Only in recent years, with supporting roles in blockbuster franchises Harry Potter (playing Sirius Black) and Christopher Nolan's Batman reboots (playing Commissioner Gordon) has Oldman had the chance to prove that he's older and wiser.

"God bless Christopher Nolan, in particular, for seeing something different in me that so many other directors were blind to," says Oldman. "I was always being offered the psycho roles. Which, for a while, I took, believing, partly, that I could have some fun with them, but mainly because I needed the money. But taking on the role of Commissioner Gordon in the Batman movies, and of Sirius Black in the Potter films, gave me a chance to move in a different direction as an actor. And these were pretty successful films. Hollywood takes notice of success, and if they reckon audiences like you in a different kind of role, they'll give you different roles."

And MI6 intelligence officer George Smiley in John Le Carre's Tinker, Tailor, Soldier, Spy is a very different role for Oldman. Director Tomas Alfredson (making his English-language debut after his success with Let The Right One In) said when casting Oldman that he has "a great face" and "the quiet intensity and intelligence that's needed". Does Oldman agree?

"Well, I'm loath to say I have a great face," laughs Oldman, "or a quiet intensity and intelligence, but I felt I could put such qualities across, and be believed. It's a dream role, of course, as Alec Guinness proved in 1979."

Ah, yes, the 1979 BBC adaptation, a seven-part TV series charting Le Carre's tale of MI6 agent George Smiley as he's pulled out of retirement to uncover the identity of a double agent working for the Soviets.

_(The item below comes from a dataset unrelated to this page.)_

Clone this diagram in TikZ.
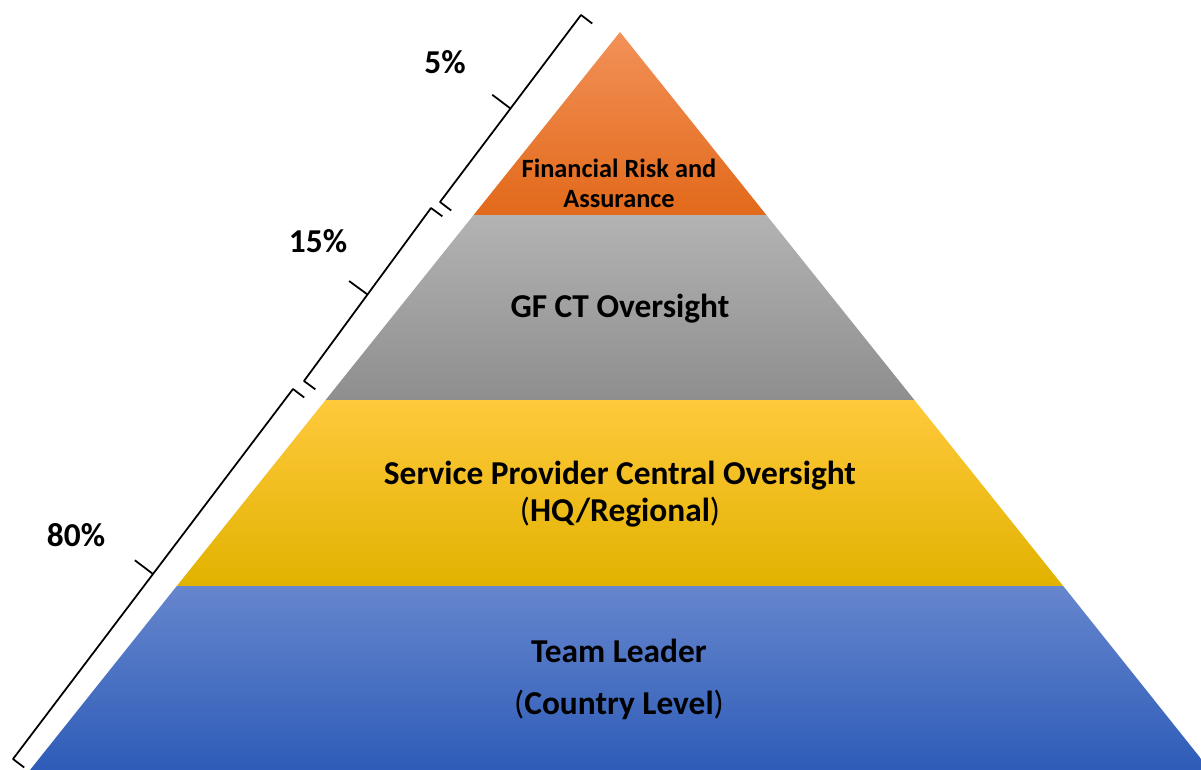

"Nonetheless, I only managed to watch about half an hour of that TV series," Oldman says. "I just thought, you know, there's more than one Hamlet, and there's no point in my trying to become Alec Guinness's Smiley. I concentrated on the man who wrote the books, to be honest, because I think that's where the character stems from."



slow-burner

Back in 1979 Guinness had 290 minutes to tell Le Carre's tale. Alfredson has just 127. Yet somehow he manages it, delivering a slow-burning spy thriller that plays like Beckett does Bond.

Ex-MI6 agent Le Carre (aka David Cromwell) knew all about mole hunts and Alfredson captures the meditative, inscrutable silence perfectly.

This may explain why the critics have been raving, with the likes of The Hollywood Reporter and Variety arguing that Tinker Tailor Soldier Spy was the finest film on offer at last week's Venice Film Festival.

"A film like this needs that kind of critical push," says Oldman, "because it's not blatantly commercial. This is a thinking man's thriller, and it's not always easy to find a lot of thinking men at the multiplex these days."

Luckily for the producers, besides Oldman, Tinker Tailor Soldier Spy boasts a juicy cast, including, among others, recent Oscar winner Colin Firth, TV hunk Benedict Cumberbatch, John Hurt, Mark Strong and our own Ciaran Hinds.

"It might sound silly, but you know you're making a certain class of film when you've got people like that around you," smiles Oldman.

"It makes you up your game when you know every single person you're dealing with is great at their job.

"No matter how hard the work might be, you can't help but go home each night with a sly grin on your face."